Can you transcribe the data exactly? Leave the pictures out.

___ SOURCE MATERIAL ___

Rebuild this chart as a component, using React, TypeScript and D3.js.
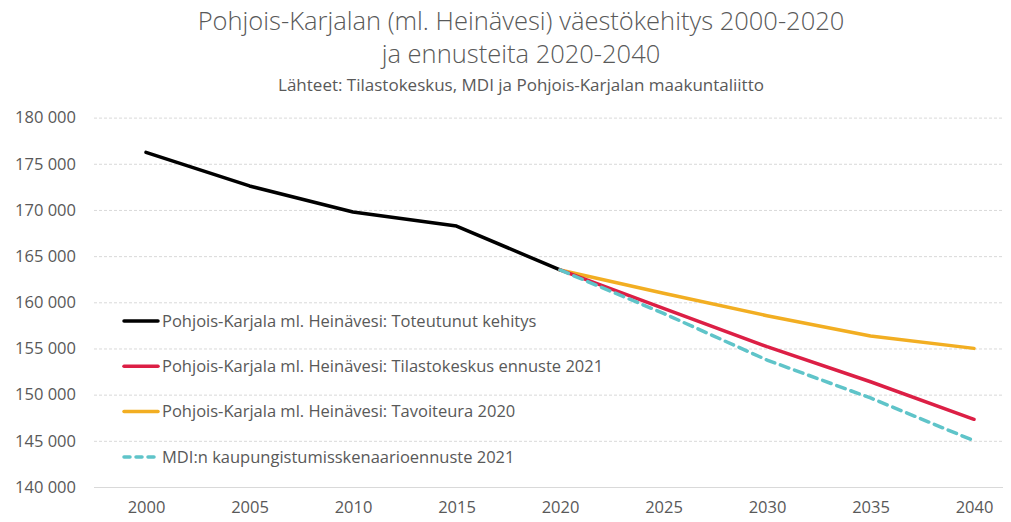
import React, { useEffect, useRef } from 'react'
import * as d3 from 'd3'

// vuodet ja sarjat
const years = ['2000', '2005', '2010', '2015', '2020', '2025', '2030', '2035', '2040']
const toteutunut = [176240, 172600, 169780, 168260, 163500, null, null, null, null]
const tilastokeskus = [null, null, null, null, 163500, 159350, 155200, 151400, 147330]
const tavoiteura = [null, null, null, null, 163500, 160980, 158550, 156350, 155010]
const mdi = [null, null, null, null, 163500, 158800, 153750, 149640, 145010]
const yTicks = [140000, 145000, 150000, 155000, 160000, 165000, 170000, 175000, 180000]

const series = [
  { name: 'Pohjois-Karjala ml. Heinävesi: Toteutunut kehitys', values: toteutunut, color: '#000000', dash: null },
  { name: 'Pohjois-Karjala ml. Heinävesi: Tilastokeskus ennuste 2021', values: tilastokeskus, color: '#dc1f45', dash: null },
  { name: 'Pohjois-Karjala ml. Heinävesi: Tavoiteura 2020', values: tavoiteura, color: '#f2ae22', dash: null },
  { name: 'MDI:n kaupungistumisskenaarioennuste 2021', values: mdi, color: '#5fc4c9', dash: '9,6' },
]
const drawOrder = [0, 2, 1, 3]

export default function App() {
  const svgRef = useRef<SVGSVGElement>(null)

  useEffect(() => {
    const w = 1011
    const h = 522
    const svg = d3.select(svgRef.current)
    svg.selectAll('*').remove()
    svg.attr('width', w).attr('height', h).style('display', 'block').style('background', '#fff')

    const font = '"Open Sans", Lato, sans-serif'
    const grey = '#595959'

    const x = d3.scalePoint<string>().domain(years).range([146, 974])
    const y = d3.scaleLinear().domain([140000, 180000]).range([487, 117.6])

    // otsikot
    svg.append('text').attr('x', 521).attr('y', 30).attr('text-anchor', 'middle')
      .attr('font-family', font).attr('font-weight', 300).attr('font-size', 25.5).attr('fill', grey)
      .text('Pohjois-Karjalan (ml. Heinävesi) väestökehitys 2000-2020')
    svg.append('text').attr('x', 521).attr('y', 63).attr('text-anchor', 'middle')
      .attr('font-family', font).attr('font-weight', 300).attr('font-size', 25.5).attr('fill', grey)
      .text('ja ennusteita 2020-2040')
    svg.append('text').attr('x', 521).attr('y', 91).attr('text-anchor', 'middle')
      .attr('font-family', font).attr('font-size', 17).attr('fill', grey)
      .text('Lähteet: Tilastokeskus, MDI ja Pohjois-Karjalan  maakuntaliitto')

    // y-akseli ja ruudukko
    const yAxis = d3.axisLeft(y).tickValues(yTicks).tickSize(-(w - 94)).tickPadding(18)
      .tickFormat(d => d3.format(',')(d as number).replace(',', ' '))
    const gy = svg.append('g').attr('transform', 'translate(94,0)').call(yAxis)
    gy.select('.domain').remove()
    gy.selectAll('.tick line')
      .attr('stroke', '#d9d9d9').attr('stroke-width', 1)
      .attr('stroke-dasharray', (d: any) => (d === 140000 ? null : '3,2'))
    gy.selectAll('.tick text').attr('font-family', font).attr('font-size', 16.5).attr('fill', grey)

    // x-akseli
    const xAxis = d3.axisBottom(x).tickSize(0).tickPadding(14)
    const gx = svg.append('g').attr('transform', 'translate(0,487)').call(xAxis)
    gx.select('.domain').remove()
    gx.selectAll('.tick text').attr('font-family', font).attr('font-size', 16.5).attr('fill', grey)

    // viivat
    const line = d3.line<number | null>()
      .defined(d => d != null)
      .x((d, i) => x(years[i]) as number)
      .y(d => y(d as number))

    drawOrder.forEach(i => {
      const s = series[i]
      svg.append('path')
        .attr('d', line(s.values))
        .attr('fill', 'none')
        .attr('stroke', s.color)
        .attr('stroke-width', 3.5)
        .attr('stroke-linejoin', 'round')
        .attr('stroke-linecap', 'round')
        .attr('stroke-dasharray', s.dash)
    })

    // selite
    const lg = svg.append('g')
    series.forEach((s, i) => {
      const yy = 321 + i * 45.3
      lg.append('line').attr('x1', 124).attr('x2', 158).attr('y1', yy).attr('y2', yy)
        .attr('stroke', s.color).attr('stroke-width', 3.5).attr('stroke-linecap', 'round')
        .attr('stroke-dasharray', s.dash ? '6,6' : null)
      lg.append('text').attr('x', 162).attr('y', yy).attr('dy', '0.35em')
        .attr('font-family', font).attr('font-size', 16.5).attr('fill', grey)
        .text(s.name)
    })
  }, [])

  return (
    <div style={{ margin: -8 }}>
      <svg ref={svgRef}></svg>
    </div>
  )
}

___

* **FULL SOLUTION**:
Rebuild this chart as a component, using React, TypeScript and D3.js.
import React, { useEffect, useRef } from 'react'
import * as d3 from 'd3'

// vuodet ja sarjat
const years = ['2000', '2005', '2010', '2015', '2020', '2025', '2030', '2035', '2040']
const toteutunut = [176240, 172600, 169780, 168260, 163500, null, null, null, null]
const tilastokeskus = [null, null, null, null, 163500, 159350, 155200, 151400, 147330]
const tavoiteura = [null, null, null, null, 163500, 160980, 158550, 156350, 155010]
const mdi = [null, null, null, null, 163500, 158800, 153750, 149640, 145010]
const yTicks = [140000, 145000, 150000, 155000, 160000, 165000, 170000, 175000, 180000]

const series = [
  { name: 'Pohjois-Karjala ml. Heinävesi: Toteutunut kehitys', values: toteutunut, color: '#000000', dash: null },
  { name: 'Pohjois-Karjala ml. Heinävesi: Tilastokeskus ennuste 2021', values: tilastokeskus, color: '#dc1f45', dash: null },
  { name: 'Pohjois-Karjala ml. Heinävesi: Tavoiteura 2020', values: tavoiteura, color: '#f2ae22', dash: null },
  { name: 'MDI:n kaupungistumisskenaarioennuste 2021', values: mdi, color: '#5fc4c9', dash: '9,6' },
]
const drawOrder = [0, 2, 1, 3]

export default function App() {
  const svgRef = useRef<SVGSVGElement>(null)

  useEffect(() => {
    const w = 1011
    const h = 522
    const svg = d3.select(svgRef.current)
    svg.selectAll('*').remove()
    svg.attr('width', w).attr('height', h).style('display', 'block').style('background', '#fff')

    const font = '"Open Sans", Lato, sans-serif'
    const grey = '#595959'

    const x = d3.scalePoint<string>().domain(years).range([146, 974])
    const y = d3.scaleLinear().domain([140000, 180000]).range([487, 117.6])

    // otsikot
    svg.append('text').attr('x', 521).attr('y', 30).attr('text-anchor', 'middle')
      .attr('font-family', font).attr('font-weight', 300).attr('font-size', 25.5).attr('fill', grey)
      .text('Pohjois-Karjalan (ml. Heinävesi) väestökehitys 2000-2020')
    svg.append('text').attr('x', 521).attr('y', 63).attr('text-anchor', 'middle')
      .attr('font-family', font).attr('font-weight', 300).attr('font-size', 25.5).attr('fill', grey)
      .text('ja ennusteita 2020-2040')
    svg.append('text').attr('x', 521).attr('y', 91).attr('text-anchor', 'middle')
      .attr('font-family', font).attr('font-size', 17).attr('fill', grey)
      .text('Lähteet: Tilastokeskus, MDI ja Pohjois-Karjalan  maakuntaliitto')

    // y-akseli ja ruudukko
    const yAxis = d3.axisLeft(y).tickValues(yTicks).tickSize(-(w - 94)).tickPadding(18)
      .tickFormat(d => d3.format(',')(d as number).replace(',', ' '))
    const gy = svg.append('g').attr('transform', 'translate(94,0)').call(yAxis)
    gy.select('.domain').remove()
    gy.selectAll('.tick line')
      .attr('stroke', '#d9d9d9').attr('stroke-width', 1)
      .attr('stroke-dasharray', (d: any) => (d === 140000 ? null : '3,2'))
    gy.selectAll('.tick text').attr('font-family', font).attr('font-size', 16.5).attr('fill', grey)

    // x-akseli
    const xAxis = d3.axisBottom(x).tickSize(0).tickPadding(14)
    const gx = svg.append('g').attr('transform', 'translate(0,487)').call(xAxis)
    gx.select('.domain').remove()
    gx.selectAll('.tick text').attr('font-family', font).attr('font-size', 16.5).attr('fill', grey)

    // viivat
    const line = d3.line<number | null>()
      .defined(d => d != null)
      .x((d, i) => x(years[i]) as number)
      .y(d => y(d as number))

    drawOrder.forEach(i => {
      const s = series[i]
      svg.append('path')
        .attr('d', line(s.values))
        .attr('fill', 'none')
        .attr('stroke', s.color)
        .attr('stroke-width', 3.5)
        .attr('stroke-linejoin', 'round')
        .attr('stroke-linecap', 'round')
        .attr('stroke-dasharray', s.dash)
    })

    // selite
    const lg = svg.append('g')
    series.forEach((s, i) => {
      const yy = 321 + i * 45.3
      lg.append('line').attr('x1', 124).attr('x2', 158).attr('y1', yy).attr('y2', yy)
        .attr('stroke', s.color).attr('stroke-width', 3.5).attr('stroke-linecap', 'round')
        .attr('stroke-dasharray', s.dash ? '6,6' : null)
      lg.append('text').attr('x', 162).attr('y', yy).attr('dy', '0.35em')
        .attr('font-family', font).attr('font-size', 16.5).attr('fill', grey)
        .text(s.name)
    })
  }, [])

  return (
    <div style={{ margin: -8 }}>
      <svg ref={svgRef}></svg>
    </div>
  )
}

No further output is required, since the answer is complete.